**Exercise instructions:**
Write out again, word for word, the lines below from the line that holds "Output the web" through the line that holds "const geneName = 'Lus10031016';", omitting pictures.

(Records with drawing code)
· · · · · · ·

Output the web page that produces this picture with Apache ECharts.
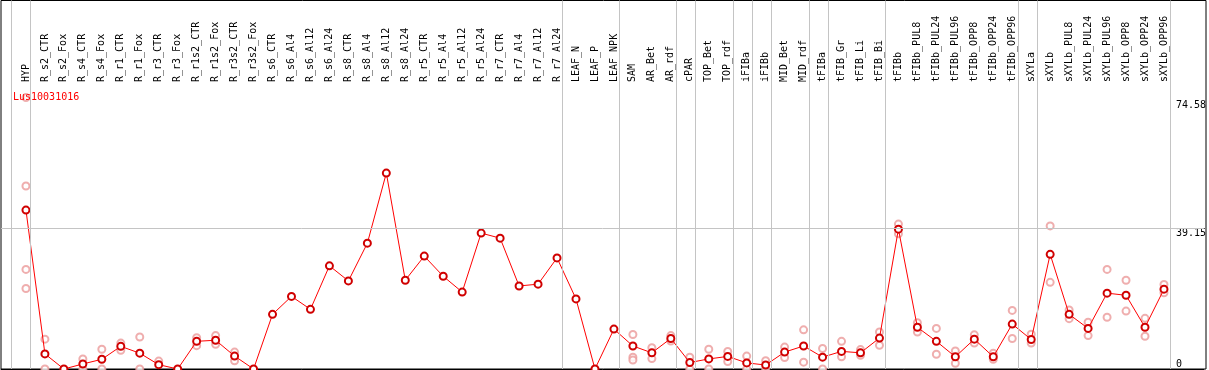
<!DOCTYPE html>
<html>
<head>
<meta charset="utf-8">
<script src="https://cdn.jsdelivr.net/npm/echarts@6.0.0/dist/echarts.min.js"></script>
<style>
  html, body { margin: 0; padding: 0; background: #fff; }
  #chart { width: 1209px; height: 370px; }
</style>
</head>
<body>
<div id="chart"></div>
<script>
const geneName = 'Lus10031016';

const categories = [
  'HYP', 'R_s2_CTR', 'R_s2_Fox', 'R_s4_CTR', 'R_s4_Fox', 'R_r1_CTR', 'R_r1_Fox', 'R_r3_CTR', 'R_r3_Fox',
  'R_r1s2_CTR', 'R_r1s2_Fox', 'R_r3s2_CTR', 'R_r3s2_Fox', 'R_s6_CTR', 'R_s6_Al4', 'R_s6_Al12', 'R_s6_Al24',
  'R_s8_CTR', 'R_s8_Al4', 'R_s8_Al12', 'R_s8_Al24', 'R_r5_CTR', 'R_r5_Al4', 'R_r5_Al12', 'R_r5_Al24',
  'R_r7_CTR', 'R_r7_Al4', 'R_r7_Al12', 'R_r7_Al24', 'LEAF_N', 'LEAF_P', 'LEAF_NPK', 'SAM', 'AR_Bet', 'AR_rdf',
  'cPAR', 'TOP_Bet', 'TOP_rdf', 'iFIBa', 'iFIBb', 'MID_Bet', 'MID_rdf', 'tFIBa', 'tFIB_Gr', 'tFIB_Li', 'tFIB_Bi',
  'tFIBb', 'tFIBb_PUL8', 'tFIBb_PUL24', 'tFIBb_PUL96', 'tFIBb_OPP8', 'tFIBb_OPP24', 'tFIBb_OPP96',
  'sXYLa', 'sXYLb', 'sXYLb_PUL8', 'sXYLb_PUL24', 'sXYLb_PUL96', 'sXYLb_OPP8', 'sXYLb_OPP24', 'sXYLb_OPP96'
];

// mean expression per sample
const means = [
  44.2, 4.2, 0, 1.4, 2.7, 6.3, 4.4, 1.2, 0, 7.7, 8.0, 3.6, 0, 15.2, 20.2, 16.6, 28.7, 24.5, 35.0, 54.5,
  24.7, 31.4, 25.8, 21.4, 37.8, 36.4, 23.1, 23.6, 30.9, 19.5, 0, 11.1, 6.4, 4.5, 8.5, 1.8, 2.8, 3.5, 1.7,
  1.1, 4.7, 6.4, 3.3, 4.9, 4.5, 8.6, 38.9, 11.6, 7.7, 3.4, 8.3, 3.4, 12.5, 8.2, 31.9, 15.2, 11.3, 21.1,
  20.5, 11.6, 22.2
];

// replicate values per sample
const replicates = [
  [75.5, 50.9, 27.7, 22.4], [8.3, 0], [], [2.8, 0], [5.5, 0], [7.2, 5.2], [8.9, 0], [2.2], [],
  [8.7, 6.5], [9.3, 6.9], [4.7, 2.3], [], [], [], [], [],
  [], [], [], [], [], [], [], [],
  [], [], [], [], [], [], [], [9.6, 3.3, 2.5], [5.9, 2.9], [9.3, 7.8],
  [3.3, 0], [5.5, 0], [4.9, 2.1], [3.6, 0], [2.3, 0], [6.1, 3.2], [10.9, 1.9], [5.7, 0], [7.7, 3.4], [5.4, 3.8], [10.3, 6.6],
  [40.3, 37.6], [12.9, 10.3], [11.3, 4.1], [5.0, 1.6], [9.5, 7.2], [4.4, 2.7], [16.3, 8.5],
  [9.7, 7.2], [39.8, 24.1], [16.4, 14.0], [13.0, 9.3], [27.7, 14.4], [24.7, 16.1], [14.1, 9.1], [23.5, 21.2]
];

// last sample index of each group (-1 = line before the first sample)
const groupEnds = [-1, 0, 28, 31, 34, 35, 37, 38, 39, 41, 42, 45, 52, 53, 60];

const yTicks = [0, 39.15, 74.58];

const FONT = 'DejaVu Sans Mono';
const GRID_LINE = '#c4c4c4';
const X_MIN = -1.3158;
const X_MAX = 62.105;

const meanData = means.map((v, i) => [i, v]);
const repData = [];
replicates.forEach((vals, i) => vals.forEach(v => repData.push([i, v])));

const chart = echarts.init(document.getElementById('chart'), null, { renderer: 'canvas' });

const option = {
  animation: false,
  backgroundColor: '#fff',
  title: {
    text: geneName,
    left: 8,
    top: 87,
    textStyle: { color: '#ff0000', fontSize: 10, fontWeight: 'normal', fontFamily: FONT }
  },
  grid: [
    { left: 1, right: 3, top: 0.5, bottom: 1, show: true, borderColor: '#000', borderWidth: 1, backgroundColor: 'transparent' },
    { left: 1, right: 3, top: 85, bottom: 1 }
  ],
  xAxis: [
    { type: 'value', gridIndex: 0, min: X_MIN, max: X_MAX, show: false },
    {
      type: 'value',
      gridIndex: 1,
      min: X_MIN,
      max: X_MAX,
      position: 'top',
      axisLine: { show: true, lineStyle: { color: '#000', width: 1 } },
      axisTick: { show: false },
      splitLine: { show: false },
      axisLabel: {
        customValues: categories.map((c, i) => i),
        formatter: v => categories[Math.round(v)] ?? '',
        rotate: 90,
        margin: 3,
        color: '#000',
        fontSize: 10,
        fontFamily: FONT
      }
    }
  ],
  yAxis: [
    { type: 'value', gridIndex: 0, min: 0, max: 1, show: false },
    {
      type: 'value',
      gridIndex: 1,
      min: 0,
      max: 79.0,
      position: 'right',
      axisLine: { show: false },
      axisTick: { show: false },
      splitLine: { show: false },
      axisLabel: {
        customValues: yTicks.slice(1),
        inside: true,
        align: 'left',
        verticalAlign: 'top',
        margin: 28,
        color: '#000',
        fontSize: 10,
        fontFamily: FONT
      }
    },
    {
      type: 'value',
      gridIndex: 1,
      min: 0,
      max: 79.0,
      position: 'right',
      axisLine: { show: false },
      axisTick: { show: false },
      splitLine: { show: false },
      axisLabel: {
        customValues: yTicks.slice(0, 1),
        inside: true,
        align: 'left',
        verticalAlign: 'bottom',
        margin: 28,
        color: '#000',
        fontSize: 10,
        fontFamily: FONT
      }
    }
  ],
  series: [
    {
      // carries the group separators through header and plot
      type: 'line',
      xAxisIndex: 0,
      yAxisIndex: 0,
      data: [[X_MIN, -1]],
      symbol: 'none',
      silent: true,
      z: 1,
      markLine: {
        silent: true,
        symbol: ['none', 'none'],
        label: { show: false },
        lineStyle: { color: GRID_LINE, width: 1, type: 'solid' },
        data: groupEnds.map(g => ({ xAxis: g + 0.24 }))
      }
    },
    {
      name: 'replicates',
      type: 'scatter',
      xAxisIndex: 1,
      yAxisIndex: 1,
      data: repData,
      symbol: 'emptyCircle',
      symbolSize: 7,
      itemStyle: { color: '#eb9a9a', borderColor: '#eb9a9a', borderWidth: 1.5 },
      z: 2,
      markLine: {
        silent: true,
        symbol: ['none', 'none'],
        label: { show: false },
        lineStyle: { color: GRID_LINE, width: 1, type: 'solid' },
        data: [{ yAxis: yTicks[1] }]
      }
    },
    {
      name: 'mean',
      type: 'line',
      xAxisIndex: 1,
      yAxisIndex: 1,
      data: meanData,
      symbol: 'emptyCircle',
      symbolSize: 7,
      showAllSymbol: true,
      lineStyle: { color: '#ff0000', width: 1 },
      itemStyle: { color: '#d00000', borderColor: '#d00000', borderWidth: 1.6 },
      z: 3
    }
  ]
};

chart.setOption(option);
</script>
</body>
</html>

· · · · · · ·

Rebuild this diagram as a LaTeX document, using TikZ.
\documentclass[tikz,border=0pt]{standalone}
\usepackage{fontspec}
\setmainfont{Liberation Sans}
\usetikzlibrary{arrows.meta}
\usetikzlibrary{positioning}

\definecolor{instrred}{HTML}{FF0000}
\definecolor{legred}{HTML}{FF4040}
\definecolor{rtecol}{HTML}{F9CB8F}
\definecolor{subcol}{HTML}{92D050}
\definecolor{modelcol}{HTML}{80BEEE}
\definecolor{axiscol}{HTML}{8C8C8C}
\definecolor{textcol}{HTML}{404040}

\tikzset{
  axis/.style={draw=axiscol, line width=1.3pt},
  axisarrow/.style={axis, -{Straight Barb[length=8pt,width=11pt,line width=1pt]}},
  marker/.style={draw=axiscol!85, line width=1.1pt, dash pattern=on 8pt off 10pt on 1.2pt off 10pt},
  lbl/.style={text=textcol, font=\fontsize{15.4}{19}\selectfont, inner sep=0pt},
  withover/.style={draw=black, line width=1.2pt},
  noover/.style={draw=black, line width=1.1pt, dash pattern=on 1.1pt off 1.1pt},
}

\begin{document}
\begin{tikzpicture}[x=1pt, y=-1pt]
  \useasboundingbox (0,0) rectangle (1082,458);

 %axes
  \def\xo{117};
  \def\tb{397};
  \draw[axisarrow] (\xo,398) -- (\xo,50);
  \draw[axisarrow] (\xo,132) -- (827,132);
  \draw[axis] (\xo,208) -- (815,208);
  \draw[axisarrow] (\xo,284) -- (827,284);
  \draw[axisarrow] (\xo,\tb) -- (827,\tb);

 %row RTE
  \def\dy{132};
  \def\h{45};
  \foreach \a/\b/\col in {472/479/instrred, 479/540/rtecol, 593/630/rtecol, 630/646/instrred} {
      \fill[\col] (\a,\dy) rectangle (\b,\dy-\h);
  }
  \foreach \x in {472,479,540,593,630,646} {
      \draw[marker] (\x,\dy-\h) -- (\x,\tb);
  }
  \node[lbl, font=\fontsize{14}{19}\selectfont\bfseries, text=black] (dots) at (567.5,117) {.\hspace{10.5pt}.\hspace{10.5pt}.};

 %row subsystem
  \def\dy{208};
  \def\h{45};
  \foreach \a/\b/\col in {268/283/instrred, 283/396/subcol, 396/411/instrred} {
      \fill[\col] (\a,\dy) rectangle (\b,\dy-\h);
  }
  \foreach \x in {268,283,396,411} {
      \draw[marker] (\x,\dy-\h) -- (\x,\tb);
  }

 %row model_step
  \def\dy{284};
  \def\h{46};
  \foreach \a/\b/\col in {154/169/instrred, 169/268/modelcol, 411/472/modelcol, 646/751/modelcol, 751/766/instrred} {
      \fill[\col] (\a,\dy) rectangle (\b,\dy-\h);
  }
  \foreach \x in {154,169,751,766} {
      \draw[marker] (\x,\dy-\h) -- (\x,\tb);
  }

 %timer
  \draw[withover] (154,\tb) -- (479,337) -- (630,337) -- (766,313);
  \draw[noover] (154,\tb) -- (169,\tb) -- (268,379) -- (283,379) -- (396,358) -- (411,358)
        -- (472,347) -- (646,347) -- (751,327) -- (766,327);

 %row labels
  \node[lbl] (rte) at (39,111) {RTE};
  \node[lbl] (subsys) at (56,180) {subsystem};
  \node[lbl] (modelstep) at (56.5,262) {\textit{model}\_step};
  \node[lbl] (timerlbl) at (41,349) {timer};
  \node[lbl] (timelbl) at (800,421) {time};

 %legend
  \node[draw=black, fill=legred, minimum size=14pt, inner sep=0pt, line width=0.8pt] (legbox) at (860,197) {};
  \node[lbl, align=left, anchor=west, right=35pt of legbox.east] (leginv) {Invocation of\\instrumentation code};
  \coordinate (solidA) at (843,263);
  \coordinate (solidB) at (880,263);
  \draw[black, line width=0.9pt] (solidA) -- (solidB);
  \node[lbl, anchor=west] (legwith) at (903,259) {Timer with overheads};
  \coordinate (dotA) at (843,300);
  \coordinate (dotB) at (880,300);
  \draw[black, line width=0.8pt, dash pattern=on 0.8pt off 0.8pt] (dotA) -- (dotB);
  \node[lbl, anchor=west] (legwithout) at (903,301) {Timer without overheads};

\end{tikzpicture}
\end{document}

· · · · · · ·

**Task output:**
Output the web page that produces this picture with Apache ECharts.
<!DOCTYPE html>
<html>
<head>
<meta charset="utf-8">
<script src="https://cdn.jsdelivr.net/npm/echarts@6.0.0/dist/echarts.min.js"></script>
<style>
  html, body { margin: 0; padding: 0; background: #fff; }
  #chart { width: 1209px; height: 370px; }
</style>
</head>
<body>
<div id="chart"></div>
<script>
const geneName = 'Lus10031016';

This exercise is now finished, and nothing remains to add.